One of Rosenboom’s first major moves was to create a performance program. “The separation of performers and composers was coming to a close, and I thought that would be key to moving forward. The writing was on the wall that the outside professional world was going to change. The era of the overly narrow specialist was going to be harder and harder for people professionally. Midsized orchestras were folding. The new model was to be able to do all kinds of stuff: play chamber music as well as in orchestras, do studio work, improvise, join rock bands, arrange, teach. And we slowly evolved towards that actually being the model, the multiplicity of skills.
“It took many, many years to make a curriculum that allows students enough ability to customize on how they draw on specialization. We’ve only just gotten there. Now you can be a performer-composer from your freshman year all the way to your doctorate.”
This has also meant the radical move of getting rid of specialties. Instead of having 300 students pursuing 30 different majors, be they violin, trumpet, musical technology, or whatnot, Rosenboom wanted the school to look like the people in it. Everyone is a composer-performer of a sort, and under this single umbrella there are clouds of expertise that can be drawn on to fit individual needs and interests, to teach the needed skills for Rosenboom’s project model of learning.

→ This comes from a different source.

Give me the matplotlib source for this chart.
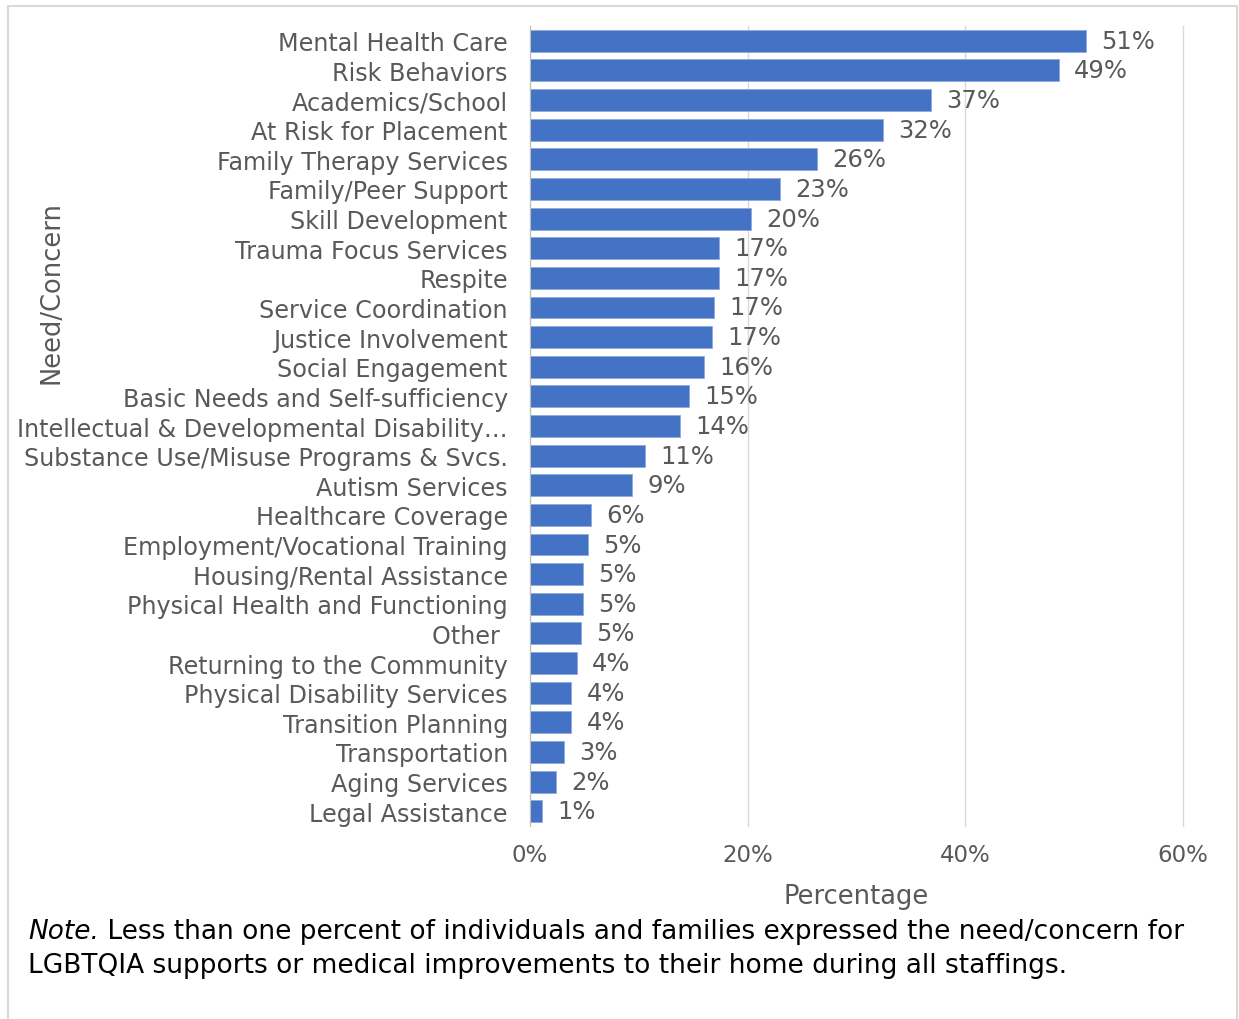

Virtually every student in the school makes original work of one kind or another, and what this has led to now is the army of young musicians participating in a music scene where the cutting edge is in such LA ensembles as wildUp and wasteLAnd. The musicians must not only be top-notch players able to function in any style or genre but also part of the creative energy of the group.
The next big step has been a morphing of everything into “musical arts” in which it’s all been turned upside down. In a program Rosenboom calls experimental pop, for instance, rather than a cookie-cutter singer/songwriter program, the fastest growing “specialty,” the students are drawn into literature studies and creative writing as well as given access to all areas of musical study.
Rosenboom’s vision is a world in which you can have a single specialty or more than one, or none. “You can declare no specialization and graduate with a BFA in music. What could you do with that?” he asks with another of his little chuckles. “You could go into musicology, however rigorous. Or you could go to law school or”—just as Rosenboom has—“do all kinds of things.”